Planning Commission recommends denial for IOCP rental unit development

The Wayzata Planning Commission weighed the appropriateness of rental property versus owner occupied housing while evaluating the latest development proposal by IOCP at their old headquarters on Grand.

The Planning Commission chose to not approve a recommendation for a PUD, shore-land plan approval, a zoning amendment to change the zoning, and a Comprehensive Plan amendment, primarily because the proposal did not accomplish the goals set forth by a 2010 Affordable Housing Task Force policy adopted by the City.

Steve Bohl of IOCP argues his case for rental property before the Wayzata Planning Commission. 


The Affordable Housing Task Force was put together by Mayor Willcox and the Wayzata City Council in 2009. This Task Force studied the issue of affordable housing, and then made a recommendation to the Council indicating the rental housing stock within the City meets the Metropolitan Council’s guidelines.  The policy further stated developers within the City of Wayzata need to focus on providing owner occupied affordable housing and listed a preference of single family, townhomes, and condos.

Planning Commission indicates sufficient rental units available

Planning Commissioner Lynn Gruber raised the question, “I received a number of calls over the weekend that indicated that [the Planning Commission] had not read the Wayzata Affordable Housing Task Force Report, and bottom line is that we have sufficient rental units.  What we should be looking for is housing units available for purchase.” Gruber continued, “I think we need to take this into consideration.”

The City Council had previously adopted the Affordable Housing Task Force Report in 2010, according to City Planner Bryan Gadow, “The report serves as a policy statement, giving guidance to the City, developers and citizens on the preference for [owner occupied] affordable housing in the City of Wayzata.”

Commissioner Rufus Winton stated, “We are not here to just discuss design tonight, but as part of the general plan we can talk about… appropriateness.” Winton summarized the report prior to the discussion by the board, indicating that it does not supersede City Code or the Comprehensive Plan, but that, “The report indicates that the focus of the City should be on owner occupied affordable housing.”

IOCP defends the project

Steve Bohl from Interfaith Outreach and Community Partners answered questions, “I did spend some time looking through the Affordable Housing Task Force Report, and I have seen it before.”

Bohl continued, “Our original request was to bring this forward as the best use for the site, and to determine whether residential use, or if commercial use is the best use, or what best fits on this site. I think we have presented that and received favorable comments about that idea.

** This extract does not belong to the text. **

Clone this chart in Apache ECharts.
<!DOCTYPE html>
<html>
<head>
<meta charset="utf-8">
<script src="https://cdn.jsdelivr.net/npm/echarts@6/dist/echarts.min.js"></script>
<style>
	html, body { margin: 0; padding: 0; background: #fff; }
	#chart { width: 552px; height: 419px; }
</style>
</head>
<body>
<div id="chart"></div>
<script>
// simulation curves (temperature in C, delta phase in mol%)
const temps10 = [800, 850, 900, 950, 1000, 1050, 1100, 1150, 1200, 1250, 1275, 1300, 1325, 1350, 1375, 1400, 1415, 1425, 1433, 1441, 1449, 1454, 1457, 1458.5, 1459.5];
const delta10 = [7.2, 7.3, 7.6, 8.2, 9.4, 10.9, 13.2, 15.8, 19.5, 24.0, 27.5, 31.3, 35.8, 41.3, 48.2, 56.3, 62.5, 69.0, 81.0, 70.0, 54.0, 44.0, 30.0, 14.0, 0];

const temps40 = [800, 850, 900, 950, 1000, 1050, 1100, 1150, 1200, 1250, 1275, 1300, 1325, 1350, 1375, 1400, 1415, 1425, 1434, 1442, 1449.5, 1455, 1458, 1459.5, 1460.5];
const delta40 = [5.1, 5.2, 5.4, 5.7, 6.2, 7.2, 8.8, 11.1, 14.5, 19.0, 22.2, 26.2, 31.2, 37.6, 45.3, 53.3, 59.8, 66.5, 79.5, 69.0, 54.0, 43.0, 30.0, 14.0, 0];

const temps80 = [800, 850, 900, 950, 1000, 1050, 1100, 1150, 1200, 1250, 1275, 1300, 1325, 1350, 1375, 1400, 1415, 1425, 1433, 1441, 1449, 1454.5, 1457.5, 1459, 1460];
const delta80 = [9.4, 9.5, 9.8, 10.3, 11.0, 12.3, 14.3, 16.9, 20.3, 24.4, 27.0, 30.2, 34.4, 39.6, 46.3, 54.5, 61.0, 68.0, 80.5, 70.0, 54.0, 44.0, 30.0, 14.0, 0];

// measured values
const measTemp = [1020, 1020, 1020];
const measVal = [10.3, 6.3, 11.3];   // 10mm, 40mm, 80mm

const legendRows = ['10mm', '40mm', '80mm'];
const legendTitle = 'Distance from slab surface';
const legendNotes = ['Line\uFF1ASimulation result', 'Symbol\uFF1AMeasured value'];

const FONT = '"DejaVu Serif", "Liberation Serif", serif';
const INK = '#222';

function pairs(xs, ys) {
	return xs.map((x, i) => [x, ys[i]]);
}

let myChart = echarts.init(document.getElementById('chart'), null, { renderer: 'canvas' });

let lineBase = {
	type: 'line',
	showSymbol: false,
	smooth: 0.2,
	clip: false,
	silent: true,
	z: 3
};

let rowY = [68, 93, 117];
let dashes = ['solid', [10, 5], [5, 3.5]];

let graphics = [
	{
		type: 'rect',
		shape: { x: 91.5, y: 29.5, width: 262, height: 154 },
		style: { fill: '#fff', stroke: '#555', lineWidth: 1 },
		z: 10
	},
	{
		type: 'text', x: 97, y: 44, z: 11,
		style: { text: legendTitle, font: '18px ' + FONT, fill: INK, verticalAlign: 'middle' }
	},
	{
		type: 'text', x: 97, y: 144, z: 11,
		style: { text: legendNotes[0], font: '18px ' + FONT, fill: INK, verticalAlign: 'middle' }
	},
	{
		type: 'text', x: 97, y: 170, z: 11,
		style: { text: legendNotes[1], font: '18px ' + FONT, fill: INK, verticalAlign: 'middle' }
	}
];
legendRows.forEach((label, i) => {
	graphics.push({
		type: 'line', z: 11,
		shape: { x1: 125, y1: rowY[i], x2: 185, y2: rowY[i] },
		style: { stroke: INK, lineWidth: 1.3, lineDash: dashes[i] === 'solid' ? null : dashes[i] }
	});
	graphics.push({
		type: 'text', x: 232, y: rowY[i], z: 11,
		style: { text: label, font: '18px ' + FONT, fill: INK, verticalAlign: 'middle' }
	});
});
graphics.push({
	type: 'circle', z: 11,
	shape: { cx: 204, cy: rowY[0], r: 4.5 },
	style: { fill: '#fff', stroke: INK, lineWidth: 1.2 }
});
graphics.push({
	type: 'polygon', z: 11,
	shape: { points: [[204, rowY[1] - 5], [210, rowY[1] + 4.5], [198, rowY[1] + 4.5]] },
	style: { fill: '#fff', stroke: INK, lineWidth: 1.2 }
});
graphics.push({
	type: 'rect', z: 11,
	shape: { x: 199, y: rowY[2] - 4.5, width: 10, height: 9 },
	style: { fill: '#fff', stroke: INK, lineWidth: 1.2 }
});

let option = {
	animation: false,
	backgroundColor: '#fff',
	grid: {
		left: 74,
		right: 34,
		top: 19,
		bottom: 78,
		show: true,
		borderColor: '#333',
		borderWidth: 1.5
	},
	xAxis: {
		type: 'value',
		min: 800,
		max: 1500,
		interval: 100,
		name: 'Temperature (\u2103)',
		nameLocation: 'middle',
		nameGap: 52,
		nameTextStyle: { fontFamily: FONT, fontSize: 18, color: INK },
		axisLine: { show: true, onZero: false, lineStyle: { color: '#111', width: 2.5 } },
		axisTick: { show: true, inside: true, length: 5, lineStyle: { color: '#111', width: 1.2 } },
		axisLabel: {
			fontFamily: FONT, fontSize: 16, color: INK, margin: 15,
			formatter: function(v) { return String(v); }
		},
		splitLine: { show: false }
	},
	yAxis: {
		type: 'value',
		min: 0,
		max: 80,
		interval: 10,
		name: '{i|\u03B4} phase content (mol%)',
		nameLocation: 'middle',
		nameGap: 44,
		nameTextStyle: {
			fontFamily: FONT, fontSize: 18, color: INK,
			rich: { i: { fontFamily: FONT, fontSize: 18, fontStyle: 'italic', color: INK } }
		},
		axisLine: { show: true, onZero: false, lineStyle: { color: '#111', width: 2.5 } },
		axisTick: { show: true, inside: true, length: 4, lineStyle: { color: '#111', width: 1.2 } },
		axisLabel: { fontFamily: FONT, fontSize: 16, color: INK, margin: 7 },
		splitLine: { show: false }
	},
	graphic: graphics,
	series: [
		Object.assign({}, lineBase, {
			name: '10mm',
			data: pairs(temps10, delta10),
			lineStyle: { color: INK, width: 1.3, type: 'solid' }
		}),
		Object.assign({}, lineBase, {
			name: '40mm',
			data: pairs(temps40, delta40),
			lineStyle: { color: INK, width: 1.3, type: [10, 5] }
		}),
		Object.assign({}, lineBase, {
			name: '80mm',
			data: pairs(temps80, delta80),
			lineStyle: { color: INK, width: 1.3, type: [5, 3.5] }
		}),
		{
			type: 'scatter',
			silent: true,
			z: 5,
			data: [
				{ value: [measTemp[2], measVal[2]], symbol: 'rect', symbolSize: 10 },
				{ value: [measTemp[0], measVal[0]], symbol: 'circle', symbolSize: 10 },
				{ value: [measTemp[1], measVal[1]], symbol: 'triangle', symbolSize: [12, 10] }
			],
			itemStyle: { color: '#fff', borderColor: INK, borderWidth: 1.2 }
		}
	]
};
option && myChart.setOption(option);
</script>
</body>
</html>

Our intention wasn’t to put the issue of affordability as the primary focus, although that is our primary concern for how we can provide housing to the community.  I don’t know if that is the most important issue–how much people are going to spend to live in this type of unit.  I would hope we can look more at how this particular proposal fits into the site.”

Task Force Policy in favor of owner occupied housing

During the open forum a number of citizens spoke in favor of the project being owner occupied style as opposed to rental units: Jim Wilson, Affordable Housing Task Force Chair David McGill, Council Member Tom Tanner, as well as Task Force Member Sandy Maclean, and Roger Wothe who also served on the Task Force.

Planning Commission Unaware, disappointed

Merrily Babcock indicated that the Planning Commission was unaware of the policy, “I knew nothing about this. I know we have a lot of multi-family in this town.  Once the Bay Center gets put in we are going to have a lot more multi-family in our small town.”

Babcock indicated her disappointment that a well kept and free of cost home was offered to IOCP recently to relocate anywhere they desired. “There was a house in my neighborhood, the old Holdridge neighborhood, that was offered to IOCP.  It was a 1914 farmhouse that had been renovated, it was offered to be given to IOCP, they could move it and put it on a piece of land, and it was turned down. I’m a little upset about the whole thing.”
Recommending denial of the application
Ultimately the Planning Commission recommended a denial for the application, and the issue will come before the City Council.  Regardless, IOCP will have options as the site is commercially zoned. The building could be rented as is to generate cash flow to support IOCP’s mission, redeveloped commercially, or the property could be sold.

Stay tuned to, your City of Wayzata prefers owner occupied housing leader.

One response to “Planning Commission recommends denial for IOCP rental unit development”

  1. I am so happy that the idea of new rental housing was turned down. I like the idea of renting out the existing building if they are looking to make money.